We’ve recently presented some historical figures known by their given names and a descriptor, like Louis the Stammerer and Charles the Bald, but not everybody’s descriptor was even vaguely critical. At the top of the heap is a chap born November 6, 1494 in Trabzon, an area that’s now part of Turkey. His given name was Suleiman, and his descriptor was “The Magnificent.” Can’t beat that.
Sulieman was the son of a sultan, Selim I, and when he succeeded his dad (at 25), became a military leader. An extremely successful one — at the time western Europe was a mostly Christian region, and in a constant state of conflict with eastern Europe and western Asia, which was a mostly Muslim region. Sulieman captured Belgrade, the island of Rhodes, and conquered the entire area that’s now Hungary. He consolidated the Ottoman Empire and expanded it to the point that he ruled 25 million people, controlled the Mediterranean Sea, the Red Sea, and the Persian Gulf.
He also reformed the legal system of the Empire, which led to his other name: Sulieman the Lawgiver. That may have come as much as two centuries later; reference to “Sulieman the Lawgiver” hasn’t been found in any document older than the 1700s. In addition to being a military leader and a legal scholar, he was a poet and even a goldsmith. He supported the arts, and the era of his reign is still called the Golden Age of the Ottoman Empire — art, literature, and architecture thrived.

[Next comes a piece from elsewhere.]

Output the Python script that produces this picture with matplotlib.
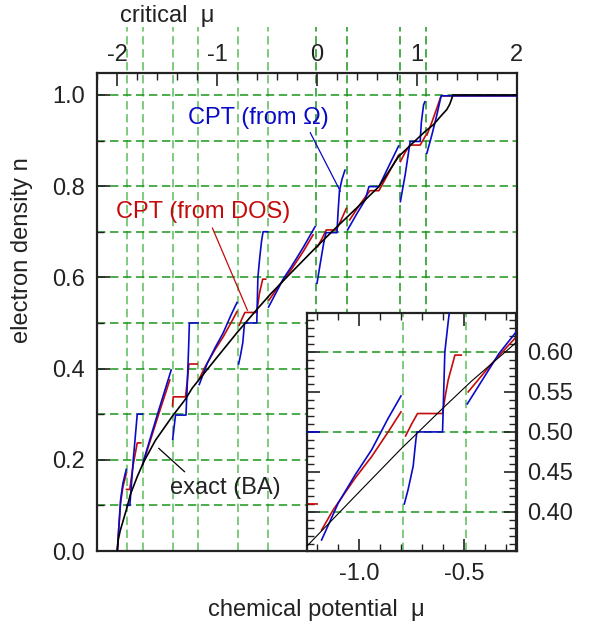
import numpy as np
import matplotlib
matplotlib.use('Agg')
import matplotlib.pyplot as plt
from matplotlib.ticker import MultipleLocator, FormatStrFormatter

plt.rcParams['font.family'] = ['Liberation Sans', 'DejaVu Sans']
plt.rcParams['axes.unicode_minus'] = False

# critical chemical potentials (green vertical lines)
crit_mu = [-1.907, -1.747, -1.447, -1.187, -0.79, -0.49, -0.007, 0.297, 0.833, 1.087]
inset_crit_mu = [-0.79, -0.49]
grid_n = [0.1, 0.2, 0.3, 0.4, 0.5, 0.6, 0.7, 0.8, 0.9, 1.0]
inset_grid_n = [0.4, 0.5, 0.6]

# exact Bethe ansatz curve
exact_mu = [-2.0, -1.99, -1.97, -1.95, -1.91, -1.867, -1.8, -1.734, -1.617, -1.45, -1.317,
            -1.25, -1.0, -0.8, -0.6, -0.467, -0.26, 0.0, 0.2, 0.483, 0.62, 0.817, 1.0,
            1.083, 1.167, 1.25, 1.30, 1.33, 1.35, 1.36, 2.0]
exact_n = [0.0, 0.025, 0.045, 0.06, 0.09, 0.125, 0.163, 0.196, 0.243, 0.295, 0.333,
           0.357, 0.425, 0.479, 0.53, 0.563, 0.61, 0.668, 0.711, 0.77, 0.799, 0.865, 0.903,
           0.92, 0.935, 0.956, 0.968, 0.98, 0.992, 1.0, 1.0]

# CPT from grand potential (blue), one list per interval between critical mu
omega_mu = [
    [-2.0, -1.984, -1.967, -1.944, -1.91],
    [-1.907, -1.874, -1.84, -1.80, -1.75],
    [-1.745, -1.734, -1.6, -1.46],
    [-1.445, -1.417, -1.312, -1.30, -1.285, -1.278, -1.19],
    [-1.179, -1.10, -1.02, -0.941, -0.862, -0.801],
    [-0.785, -0.767, -0.743, -0.73, -0.725, -0.603, -0.592, -0.575, -0.555, -0.54, -0.495],
    [-0.485, -0.334, -0.258, -0.134, -0.02],
    [0.0, 0.033, 0.067, 0.09, 0.2, 0.21, 0.225, 0.25, 0.28],
    [0.306, 0.40, 0.483, 0.52, 0.62, 0.717, 0.817],
    [0.835, 0.883, 0.933, 1.033, 1.045, 1.067, 1.08],
    [1.10, 1.15, 1.20, 1.243, 2.0],
]
omega_n = [
    [0.0, 0.053, 0.112, 0.148, 0.179],
    [0.1, 0.1, 0.2, 0.3, 0.3],
    [0.19, 0.2, 0.298, 0.397],
    [0.245, 0.298, 0.298, 0.36, 0.45, 0.5, 0.5],
    [0.365, 0.411, 0.446, 0.4775, 0.517, 0.545],
    [0.41, 0.428, 0.457, 0.49, 0.5, 0.5, 0.60, 0.64, 0.68, 0.70, 0.70],
    [0.535, 0.598, 0.623, 0.667, 0.711],
    [0.587, 0.631, 0.675, 0.698, 0.698, 0.74, 0.79, 0.815, 0.835],
    [0.704, 0.74, 0.77, 0.799, 0.799, 0.843, 0.888],
    [0.766, 0.825, 0.898, 0.898, 0.94, 0.978, 0.985],
    [0.872, 0.912, 0.956, 0.998, 0.998],
]

# CPT from density of states (red)
dos_mu = [
    [-2.0, -1.985, -1.967, -1.944, -1.91],
    [-1.907, -1.875, -1.84, -1.80, -1.765],
    [-1.745, -1.6, -1.474],
    [-1.447, -1.44, -1.317, -1.30, -1.283, -1.20],
    [-1.179, -1.124, -1.02, -0.941, -0.862, -0.801],
    [-0.779, -0.75, -0.722, -0.603, -0.59, -0.576, -0.544, -0.514],
    [-0.481, -0.37, -0.258, -0.134, -0.04],
    [0.006, 0.05, 0.093, 0.193, 0.24, 0.293],
    [0.327, 0.43, 0.53, 0.62, 0.72, 0.817],
    [0.835, 0.885, 0.933, 1.033, 1.06, 1.085],
    [1.10, 1.15, 1.20, 1.243, 2.0],
]
dos_n = [
    [0.0, 0.05, 0.105, 0.14, 0.17],
    [0.135, 0.135, 0.19, 0.237, 0.237],
    [0.19, 0.29, 0.375],
    [0.318, 0.338, 0.338, 0.37, 0.41, 0.41],
    [0.3775, 0.4025, 0.442, 0.469, 0.50, 0.525],
    [0.495, 0.51, 0.523, 0.523, 0.545, 0.565, 0.596, 0.596],
    [0.55, 0.585, 0.617, 0.658, 0.693],
    [0.667, 0.685, 0.704, 0.704, 0.725, 0.751],
    [0.726, 0.76, 0.79, 0.79, 0.83, 0.868],
    [0.854, 0.875, 0.89, 0.89, 0.9, 0.91],
    [0.912, 0.94, 0.971, 0.998, 0.998],
]

blue = '#0a0ac8'
red = '#c40a0a'
light_green = '#5cbd5c'
dark_green = '#1a961a'
dash = (0, (5.5, 3))
fs = 17

fig = plt.figure(figsize=(5.89, 6.29), dpi=100)
ax = fig.add_axes([0.1652, 0.124, 0.7121, 0.7599])

for c in crit_mu:
    col = light_green if c < -0.1 else dark_green
    ax.plot([c, c], [0, 1.15], ls=dash, color=col, lw=1.1, clip_on=False, zorder=1)
for g in grid_n:
    ax.plot([-2.2, 2.0], [g, g], ls=dash, color=dark_green, lw=1.1, zorder=1)

for m, v in zip(dos_mu, dos_n):
    ax.plot(m, v, color=red, lw=1.2, zorder=2)
for m, v in zip(omega_mu, omega_n):
    ax.plot(m, v, color=blue, lw=1.2, zorder=3)
ax.plot(exact_mu, exact_n, color='black', lw=1.2, zorder=4)

# labels with pointer lines
ax.text(-0.587, 0.95, 'CPT (from \u03a9)', color=blue, fontsize=fs, ha='center', va='center')
ax.plot([-0.067, 0.233], [0.917, 0.789], color=blue, lw=0.9)
ax.text(-1.137, 0.743, 'CPT (from DOS)', color=red, fontsize=fs, ha='center', va='center')
ax.plot([-1.047, -0.697], [0.708, 0.528], color=red, lw=0.9)
ax.text(-0.917, 0.138, 'exact (BA)', color='#222222', fontsize=fs, ha='center', va='center')
ax.plot([-1.584, -1.327], [0.225, 0.174], color='black', lw=0.9)

ax.set_xlim(-2.2, 2.0)
ax.set_ylim(0, 1.048)
ax.xaxis.tick_top()
ax.set_xticks([-2, -1, 0, 1, 2])
ax.xaxis.set_minor_locator(MultipleLocator(0.2))
ax.set_yticks([0.0, 0.2, 0.4, 0.6, 0.8, 1.0])
ax.yaxis.set_minor_locator(MultipleLocator(0.1))
ax.yaxis.set_major_formatter(FormatStrFormatter('%.1f'))
ax.tick_params(axis='x', which='both', direction='in', top=True, bottom=False,
               labeltop=True, labelbottom=False, labelsize=fs, pad=5, colors='#222222')
ax.tick_params(axis='y', which='both', direction='in', left=True, right=False,
               labelsize=fs, pad=9, colors='#222222')
ax.tick_params(which='major', length=9, width=1.2)
ax.tick_params(which='minor', length=5, width=1.0)
for s in ax.spines.values():
    s.set_linewidth(1.6)
    s.set_color('#222222')

# inset zoom
ins = fig.add_axes([0.5207, 0.1245, 0.3554, 0.3784])
ins.set_facecolor('white')
for c in inset_crit_mu:
    ins.axvline(c, ls=dash, color=light_green, lw=1.1, zorder=1)
for g in inset_grid_n:
    ins.axhline(g, ls=dash, color=dark_green, lw=1.1, zorder=1)
for m, v in zip(dos_mu, dos_n):
    ins.plot(m, v, color=red, lw=1.2, zorder=2)
for m, v in zip(omega_mu, omega_n):
    ins.plot(m, v, color=blue, lw=1.2, zorder=3)
ins.plot(exact_mu, exact_n, color='black', lw=0.8, zorder=4)
ins.set_xlim(-1.25, -0.253)
ins.set_ylim(0.3516, 0.649)
ins.set_xticks([-1.0, -0.5])
ins.xaxis.set_minor_locator(MultipleLocator(0.1))
ins.xaxis.set_major_formatter(FormatStrFormatter('%.1f'))
ins.set_yticks([0.40, 0.45, 0.50, 0.55, 0.60])
ins.yaxis.set_minor_locator(MultipleLocator(0.01))
ins.yaxis.set_major_formatter(FormatStrFormatter('%.2f'))
ins.tick_params(which='both', direction='in', top=True, bottom=True, left=True, right=True,
                labelleft=False, labelright=True, labelsize=fs, colors='#222222')
ins.tick_params(axis='y', pad=8)
ins.tick_params(axis='x', pad=9)
ins.tick_params(which='major', length=9, width=1.2)
ins.tick_params(which='minor', length=5, width=1.0)
for s in ins.spines.values():
    s.set_linewidth(1.6)
    s.set_color('#222222')

fig.text(120 / 589, 1 - 22 / 629, 'critical  \u03bc', fontsize=fs, color='#222222',
         ha='left', va='baseline')
fig.text(316.7 / 589, 1 - 610 / 629, 'chemical potential  \u03bc', fontsize=fs, color='#222222',
         ha='center', va='center')
fig.text(22 / 589, 1 - 250 / 629, 'electron density n', fontsize=fs, color='#222222',
         rotation=90, ha='center', va='center')

fig.savefig('out.png', dpi=100)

Sulieman the Magnificent ruled the Ottoman Empire for 46 years, but after his death things began to change so much that the period is called the Transformation. The Empire was still both large and strong, but the various heirs of Sulieman waged a contentious (and fatal, for some) struggle for power. The politics of the Empire became much more bureaucratic and inflexible. It wasn’t a decline, exactly, but it was a significant change that ended up lasting about a century and a half. It was never again as large as it was at its peak, under Sulieman, but it remained a significant power until World War I. It was on the losing side and a majority of its territory was “partitioned — that is, handed over to England and France. The Ottoman monarchy was ended when the Republic of Turkey was established in 1923. But if you visit Turkey, you can still visit the buildings and art from the age of Sulieman.